Este pobre asturiano, exiliado temporalmente en la Pérfida Albión más profunda, creyó ver un atisbo de esperanza cuando a mis compañeros de estancia les tocó el momento de irse. Pensé que, así, Miss Witch no podría seguir comparándome con ellos, aunque la contrapartida era que me quedaba solo ante el peligro. Les hizo una cena de despedida en la que los tortolitos estuvieron tonteando, lo que en principio no tendría nada de especial de no ser porque la bruja se perfiló como la tercera en discordia, en un grotesco triángulo en el que corrían por la casa persiguiéndose entre risas y lanzándose agua.
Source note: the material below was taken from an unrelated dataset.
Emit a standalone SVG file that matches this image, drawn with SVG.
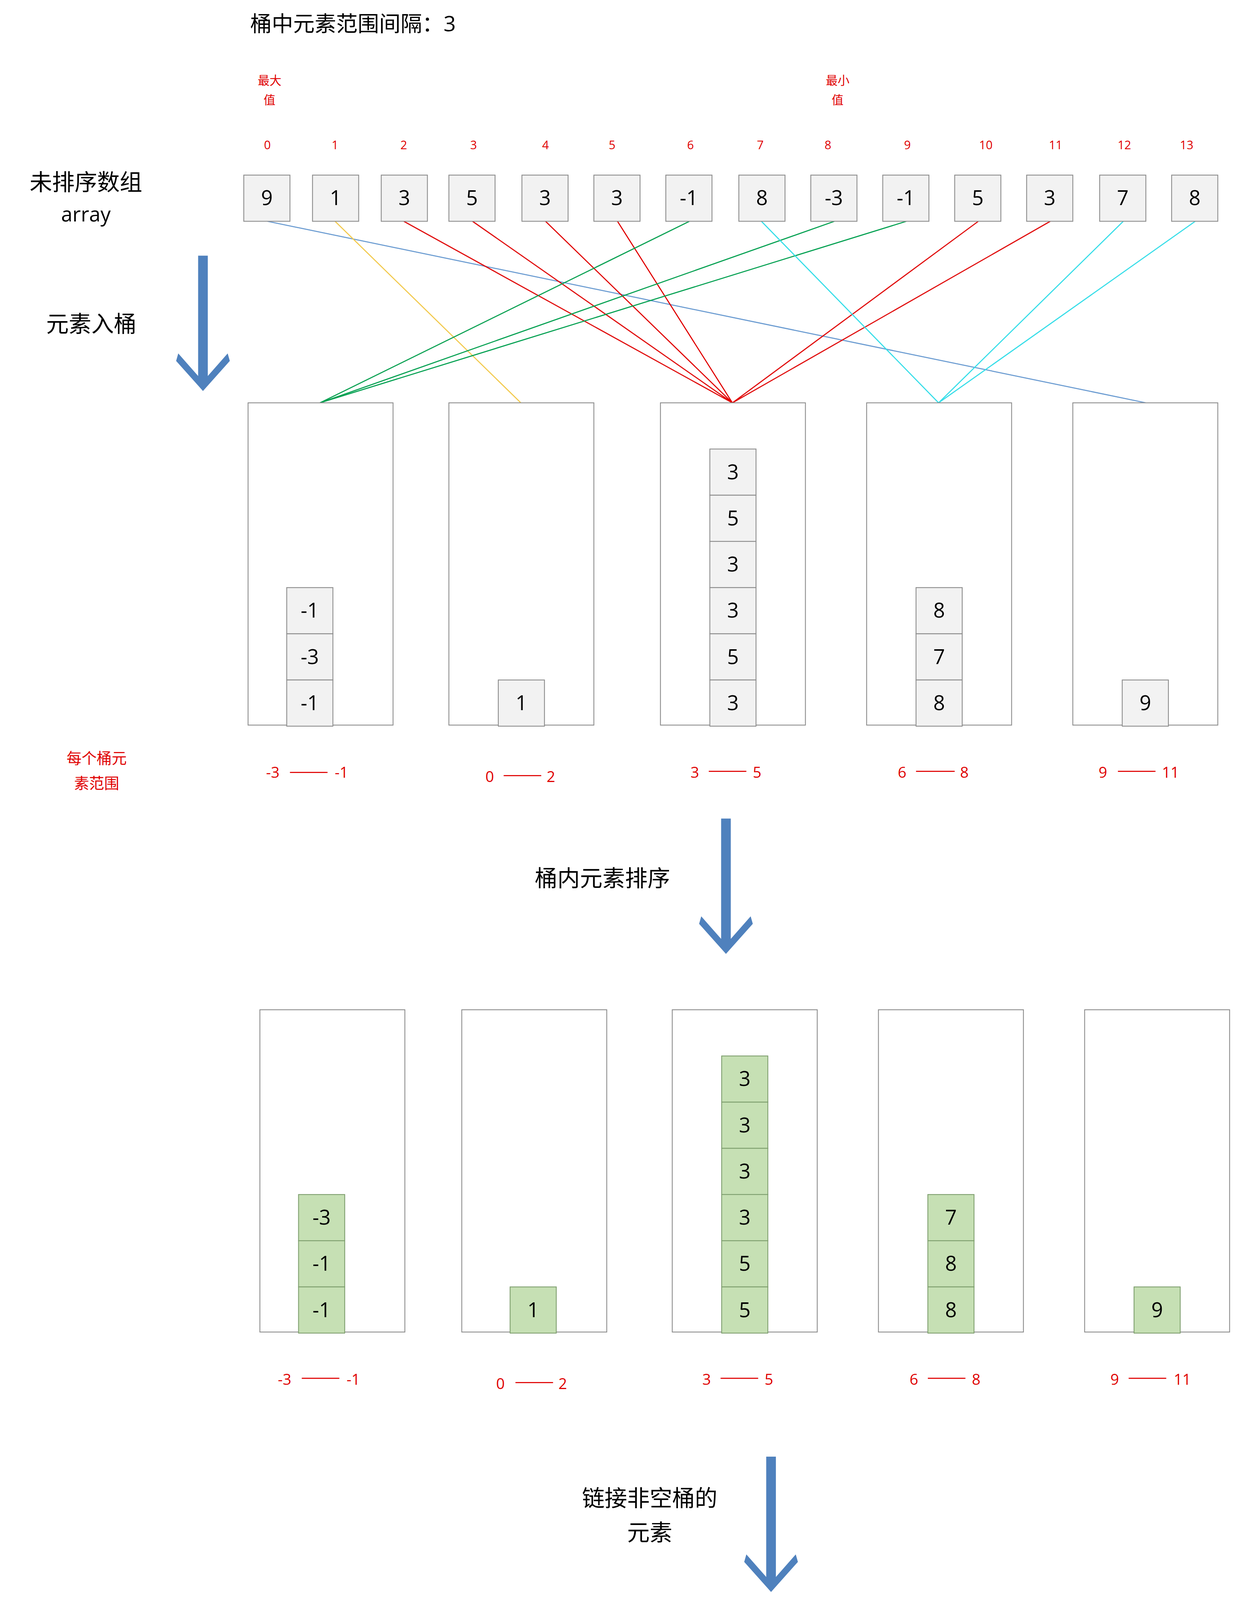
<svg xmlns="http://www.w3.org/2000/svg" width="3160" height="4313" viewBox="0 0 3160 4313">
<style>
text{font-family:"Open Sans","Noto Sans CJK SC",sans-serif;text-anchor:middle}
.c{fill:#f2f2f2;stroke:#8c8c8c;stroke-width:0.8}
.g{fill:#c6e0b4;stroke:#7f9f6f;stroke-width:0.8}
.y{fill:#ffd966;stroke:#b7950b;stroke-width:0.8}
.v{font-size:19px;fill:#000}
.r{fill:#e00000;font-size:14px}
.ix{fill:#e00000;font-size:11px}
.bk{fill:#fff;stroke:#8c8c8c;stroke-width:0.8}
.rl{stroke:#e00000;stroke-width:1}
.af{fill:#4f81bd}
.h{font-size:21px;fill:#000}
</style>
<defs>
<path id="arr" class="af" d="M-4.5 0H4.5V112L23 91L25 98L0 126L-25 98L-23 91L-4.5 112Z"/>
</defs>
<rect width="3160" height="4313" fill="#fff"/>
<g transform="scale(2.75)">
<text x="233" y="29" class="h" style="text-anchor:start;font-size:20px">桶中元素范围间隔：3</text>
<g id="labels-top">
<text x="251" y="79" class="ix">最大</text><text x="251" y="97" class="ix">值</text>
<text x="780" y="79" class="ix">最小</text><text x="780" y="97" class="ix">值</text>
<text x="249" y="139" class="ix">0</text><text x="312" y="139" class="ix">1</text><text x="376" y="139" class="ix">2</text><text x="441" y="139" class="ix">3</text><text x="508" y="139" class="ix">4</text><text x="570" y="139" class="ix">5</text><text x="643" y="139" class="ix">6</text><text x="708" y="139" class="ix">7</text><text x="771" y="139" class="ix">8</text><text x="845" y="139" class="ix">9</text><text x="918" y="139" class="ix">10</text><text x="983" y="139" class="ix">11</text><text x="1047" y="139" class="ix">12</text><text x="1105" y="139" class="ix">13</text>
<text x="80" y="177" class="h">未排序数组</text><text x="80" y="206" class="v">array</text>
<text x="85" y="309" class="h">元素入桶</text>
<text x="561" y="825" class="h">桶内元素排序</text>
<text x="605" y="1402" class="h">链接非空桶的</text><text x="605" y="1434" class="h">元素</text>
<text x="61" y="1542" class="h">排序完成</text>
<text x="90" y="711" class="r">每个桶元</text><text x="90" y="734" class="r">素范围</text>
</g>
<g id="connectors" stroke-width="1" fill="none">
<line x1="249" y1="206" x2="1067" y2="375" stroke="#6a9bd1"/>
<line x1="312" y1="206" x2="485" y2="375" stroke="#f2c94c"/>
<g stroke="#e00000">
<line x1="376" y1="206" x2="682" y2="375"/><line x1="440" y1="206" x2="682" y2="375"/><line x1="508" y1="206" x2="682" y2="375"/><line x1="575" y1="206" x2="682" y2="375"/><line x1="911" y1="206" x2="682" y2="375"/><line x1="978" y1="206" x2="682" y2="375"/>
</g>
<g stroke="#00a050">
<line x1="642" y1="206" x2="298" y2="375"/><line x1="777" y1="206" x2="298" y2="375"/><line x1="844" y1="206" x2="298" y2="375"/>
</g>
<g stroke="#33dde8">
<line x1="709" y1="206" x2="874" y2="375"/><line x1="1046" y1="206" x2="874" y2="375"/><line x1="1113" y1="206" x2="874" y2="375"/>
</g>
<use href="#arr" x="189" y="238"/>
<use href="#arr" x="676" y="762"/>
<use href="#arr" x="718" y="1356"/>
</g>
<g id="array">
<g><rect class="c" x="227" y="163" width="43" height="43"/><text class="v" x="248.5" y="191">9</text></g>
<g><rect class="c" x="291" y="163" width="43" height="43"/><text class="v" x="312.5" y="191">1</text></g>
<g><rect class="c" x="355" y="163" width="43" height="43"/><text class="v" x="376.5" y="191">3</text></g>
<g><rect class="c" x="418" y="163" width="43" height="43"/><text class="v" x="439.5" y="191">5</text></g>
<g><rect class="c" x="486" y="163" width="43" height="43"/><text class="v" x="507.5" y="191">3</text></g>
<g><rect class="c" x="553" y="163" width="43" height="43"/><text class="v" x="574.5" y="191">3</text></g>
<g><rect class="c" x="620" y="163" width="43" height="43"/><text class="v" x="641.5" y="191">-1</text></g>
<g><rect class="c" x="688" y="163" width="43" height="43"/><text class="v" x="709.5" y="191">8</text></g>
<g><rect class="c" x="755" y="163" width="43" height="43"/><text class="v" x="776.5" y="191">-3</text></g>
<g><rect class="c" x="822" y="163" width="43" height="43"/><text class="v" x="843.5" y="191">-1</text></g>
<g><rect class="c" x="889" y="163" width="43" height="43"/><text class="v" x="910.5" y="191">5</text></g>
<g><rect class="c" x="956" y="163" width="43" height="43"/><text class="v" x="977.5" y="191">3</text></g>
<g><rect class="c" x="1024" y="163" width="43" height="43"/><text class="v" x="1045.5" y="191">7</text></g>
<g><rect class="c" x="1091" y="163" width="43" height="43"/><text class="v" x="1112.5" y="191">8</text></g>
</g>
<g id="buckets1">
<rect class="bk" x="231" y="375" width="135" height="300"/><rect class="bk" x="418" y="375" width="135" height="300"/><rect class="bk" x="615" y="375" width="135" height="300"/><rect class="bk" x="807" y="375" width="135" height="300"/><rect class="bk" x="999" y="375" width="135" height="300"/>
<rect class="c" x="267" y="547" width="43" height="43"/><text class="v" x="288.5" y="575">-1</text>
<rect class="c" x="267" y="590" width="43" height="43"/><text class="v" x="288.5" y="618">-3</text>
<rect class="c" x="267" y="633" width="43" height="43"/><text class="v" x="288.5" y="661">-1</text>
<rect class="c" x="464" y="633" width="43" height="43"/><text class="v" x="485.5" y="661">1</text>
<rect class="c" x="661" y="418" width="43" height="43"/><text class="v" x="682.5" y="446">3</text>
<rect class="c" x="661" y="461" width="43" height="43"/><text class="v" x="682.5" y="489">5</text>
<rect class="c" x="661" y="504" width="43" height="43"/><text class="v" x="682.5" y="532">3</text>
<rect class="c" x="661" y="547" width="43" height="43"/><text class="v" x="682.5" y="575">3</text>
<rect class="c" x="661" y="590" width="43" height="43"/><text class="v" x="682.5" y="618">5</text>
<rect class="c" x="661" y="633" width="43" height="43"/><text class="v" x="682.5" y="661">3</text>
<rect class="c" x="853" y="547" width="43" height="43"/><text class="v" x="874.5" y="575">8</text>
<rect class="c" x="853" y="590" width="43" height="43"/><text class="v" x="874.5" y="618">7</text>
<rect class="c" x="853" y="633" width="43" height="43"/><text class="v" x="874.5" y="661">8</text>
<rect class="c" x="1045" y="633" width="43" height="43"/><text class="v" x="1066.5" y="661">9</text>
</g>
<g id="ranges1">
<text class="r" x="254" y="724">-3</text><line class="rl" x1="270" y1="719" x2="305" y2="719"/><text class="r" x="318" y="724">-1</text>
<text class="r" x="456" y="728">0</text><line class="rl" x1="469" y1="722" x2="504" y2="722"/><text class="r" x="513" y="728">2</text>
<text class="r" x="647" y="724">3</text><line class="rl" x1="660" y1="718" x2="695" y2="718"/><text class="r" x="705" y="724">5</text>
<text class="r" x="840" y="724">6</text><line class="rl" x1="853" y1="718" x2="889" y2="718"/><text class="r" x="898" y="724">8</text>
<text class="r" x="1027" y="724">9</text><line class="rl" x1="1041" y1="718" x2="1076" y2="718"/><text class="r" x="1090" y="724">11</text>
</g>
<g id="buckets2">
<rect class="bk" x="242" y="940" width="135" height="300"/><rect class="bk" x="430" y="940" width="135" height="300"/><rect class="bk" x="626" y="940" width="135" height="300"/><rect class="bk" x="818" y="940" width="135" height="300"/><rect class="bk" x="1010" y="940" width="135" height="300"/>
<rect class="g" x="278" y="1112" width="43" height="43"/><text class="v" x="299.5" y="1140">-3</text>
<rect class="g" x="278" y="1155" width="43" height="43"/><text class="v" x="299.5" y="1183">-1</text>
<rect class="g" x="278" y="1198" width="43" height="43"/><text class="v" x="299.5" y="1226">-1</text>
<rect class="g" x="475" y="1198" width="43" height="43"/><text class="v" x="496.5" y="1226">1</text>
<rect class="g" x="672" y="983" width="43" height="43"/><text class="v" x="693.5" y="1011">3</text>
<rect class="g" x="672" y="1026" width="43" height="43"/><text class="v" x="693.5" y="1054">3</text>
<rect class="g" x="672" y="1069" width="43" height="43"/><text class="v" x="693.5" y="1097">3</text>
<rect class="g" x="672" y="1112" width="43" height="43"/><text class="v" x="693.5" y="1140">3</text>
<rect class="g" x="672" y="1155" width="43" height="43"/><text class="v" x="693.5" y="1183">5</text>
<rect class="g" x="672" y="1198" width="43" height="43"/><text class="v" x="693.5" y="1226">5</text>
<rect class="g" x="864" y="1112" width="43" height="43"/><text class="v" x="885.5" y="1140">7</text>
<rect class="g" x="864" y="1155" width="43" height="43"/><text class="v" x="885.5" y="1183">8</text>
<rect class="g" x="864" y="1198" width="43" height="43"/><text class="v" x="885.5" y="1226">8</text>
<rect class="g" x="1056" y="1198" width="43" height="43"/><text class="v" x="1077.5" y="1226">9</text>
</g>
<g id="ranges2">
<text class="r" x="265" y="1289">-3</text><line class="rl" x1="281" y1="1283" x2="316" y2="1283"/><text class="r" x="329" y="1289">-1</text>
<text class="r" x="466" y="1293">0</text><line class="rl" x1="480" y1="1287" x2="515" y2="1287"/><text class="r" x="524" y="1293">2</text>
<text class="r" x="658" y="1289">3</text><line class="rl" x1="671" y1="1283" x2="706" y2="1283"/><text class="r" x="716" y="1289">5</text>
<text class="r" x="851" y="1289">6</text><line class="rl" x1="864" y1="1283" x2="899" y2="1283"/><text class="r" x="909" y="1289">8</text>
<text class="r" x="1038" y="1289">9</text><line class="rl" x1="1051" y1="1283" x2="1086" y2="1283"/><text class="r" x="1101" y="1289">11</text>
</g>
<g id="result">
<rect class="y" x="237" y="1519" width="43" height="43"/><text class="v" x="258.5" y="1547">-3</text>
<rect class="y" x="301" y="1519" width="43" height="43"/><text class="v" x="322.5" y="1547">-1</text>
<rect class="y" x="365" y="1519" width="43" height="43"/><text class="v" x="386.5" y="1547">-1</text>
<rect class="y" x="429" y="1519" width="43" height="43"/><text class="v" x="450.5" y="1547">1</text>
<rect class="y" x="496" y="1519" width="43" height="43"/><text class="v" x="517.5" y="1547">3</text>
<rect class="y" x="563" y="1519" width="43" height="43"/><text class="v" x="584.5" y="1547">3</text>
<rect class="y" x="630" y="1519" width="43" height="43"/><text class="v" x="651.5" y="1547">3</text>
<rect class="y" x="697" y="1519" width="43" height="43"/><text class="v" x="718.5" y="1547">3</text>
<rect class="y" x="765" y="1519" width="43" height="43"/><text class="v" x="786.5" y="1547">5</text>
<rect class="y" x="832" y="1519" width="43" height="43"/><text class="v" x="853.5" y="1547">5</text>
<rect class="y" x="900" y="1519" width="43" height="43"/><text class="v" x="921.5" y="1547">7</text>
<rect class="y" x="967" y="1519" width="43" height="43"/><text class="v" x="988.5" y="1547">8</text>
<rect class="y" x="1034" y="1519" width="43" height="43"/><text class="v" x="1055.5" y="1547">8</text>
<rect class="y" x="1101" y="1519" width="43" height="43"/><text class="v" x="1122.5" y="1547">9</text>
</g>
</g>
</svg>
Superé aquel vomitivo trance como pude. Y aunque la cosa me supuso pesadillas nocturnas, no dude en esbozar una sonrisa pensando en un futuro mejor.
Pero no. A la mañana siguiente me levanté somnoliento y me dirigí automáticamente al baño, como todo el mundo, mas, la puerta no se abrió. Recordé que solía pasar cuando la báscula la entorpecía, así que di un violento empujón con el hombro y por fin cedió un poco. Introduje medio cuerpo para retirar el obstáculo y entonces me encontré con un espectáculo que aún no comprendo cómo no me creó un cuadro agudo de ansiedad. En realidad sólo lo percibí durante décimas de segundo porque inmediatamente salí corriendo en busca de algún refugio; y es que toparse casi de morros con un pubis velludo de inconfundible tono zanahoria y un parecido tan sospechoso como terrible con la estropajosa cabellera de mi anfitriona fue una experiencia traumática, capaz de poner de los nervios a cualquiera.
Nicole, a los ojos de Kuakman |
Todavía estaba desconcertado cuando oí pasos detrás de mí e hizo acto de presencia una desconocida. Resultó ser un chica francesa, nueva inquilina que había llegado de noche, mientras yo dormía, de ahí que no me hubiera enterado de su presencia. Se llamaba Nicole, tenía unos veinte años y... era pelirroja. Como además parecía no guardarme rencor, exhalé un suspiró de satisfacción; el vaso estaba medio lleno.